COURT OF APPEALS
DECISION
DATED AND FILED
June 29, 2000
Cornelia G. Clark
Clerk, Court of Appeals
of Wisconsin
NOTICE
This opinion is subject to
further editing. If published, the official version will appear in the bound
volume of the Official Reports.
A party may file with the
Supreme Court a petition to review an adverse decision by the Court of
Appeals. See Wis. Stat. § 808.10
and Rule 809.62.
STATE OF WISCONSIN IN COURT OF APPEALS
DISTRICT I
State
of Wisconsin,
Plaintiff-Respondent,
v.
Harry
Moore,
Defendant-Appellant.
APPEAL from a judgment of the circuit court for Milwaukee County: Dennis P. Moroney, Judge. Affirmed.
Before Eich, Roggensack and Deininger, JJ.
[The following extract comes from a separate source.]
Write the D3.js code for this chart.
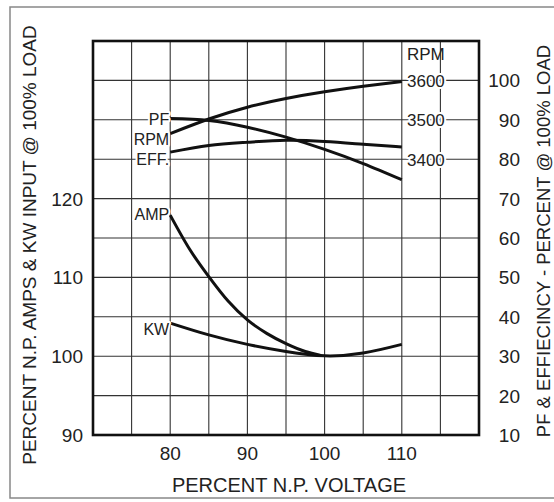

¶1 PER CURIAM. Harry Moore appeals a judgment of conviction for a controlled substance felony. The issue is whether the trial court erred in denying his motion to suppress evidence. We conclude the court did not err, and we affirm.
¶2 The facts of the search do not appear to be significantly in dispute on appeal. Police went with probation and parole officers to a Milwaukee residence to execute a warrant for an alleged parole violator named Kevin Simms. Police had been informed that Simms might be found at that address. The residence had two apartment units and an attic, all accessible from a common hallway. Police officers were let into the building by an occupant of the downstairs apartment. Once inside, the officers proceeded up the stairs toward the upper unit. While ascending the stairs, the first officer spotted two men above, one of whom generally matched the description of Simms. Upon seeing the officer, the men fled upwards. The officer told them to stop.
¶3 Upon arriving at the door to the upstairs apartment, the lead officer broke the door down and entered the apartment. Inside they found appellant Moore, who was not the man resembling Simms. After a further search of the apartment for the other man proved unsuccessful, a different officer went from the hallway up to the attic, where he took custody of the man who resembled, but was not, Simms. That officer testified that after apprehending the man, he continued the search of the attic for the safety of himself and other officers. While doing so, he found bags of cocaine and a revolver in a space where “the floor joist meets the outer wall.” The officer described this location as being in “plain view.” Moore moved to suppress this evidence, and other evidence developed from its discovery.
¶4 Moore first argues that the police entry into the upper apartment was unlawful because the officers did not have a search warrant and no exigent circumstances were present that would justify a warrantless entry. The parties appear to agree that the applicable law regarding exigent circumstances is stated in State v. Kiper, 193 Wis. 2d 69, 89-90, 532 N.W.2d 698 (1995). That decision lists several circumstances which would be considered exigent, and one of them is an arrest made in “hot pursuit.” See id. at 90.
¶5 The State argues that once the men fled from the officers in the stairwell, the officers were in hot pursuit of a man they reasonably believed was the person for whom they had an arrest warrant. We agree. Moore’s briefs contain only one sentence on this point, in which he argues that the exception does not apply because officers entered the common hallway without consent in the first place. Although there was testimony that might call into question whether the initial entry into the building was consensual, the circuit court expressly rejected that testimony and found that the police were allowed in. Moore provides no basis for us to conclude that this finding was erroneous. Accordingly, we see no reason to reject the State’s hot pursuit argument.
¶6 Moore also argues that even if the entry into the apartment was legal, the subsequent search of the attic was not. Again, we disagree. Because the officers had still not located the man they believed might be Simms, they were still in hot pursuit when they entered the attic. Once in the attic, they found evidence in plain view. Moore does not argue, as a factual matter, that the evidence was not in plain view. Therefore, we conclude the evidence need not be suppressed.
By the Court.—Judgment affirmed.
This opinion will not be published. See Wis. Stat. Rule 809.23(1)(b)5.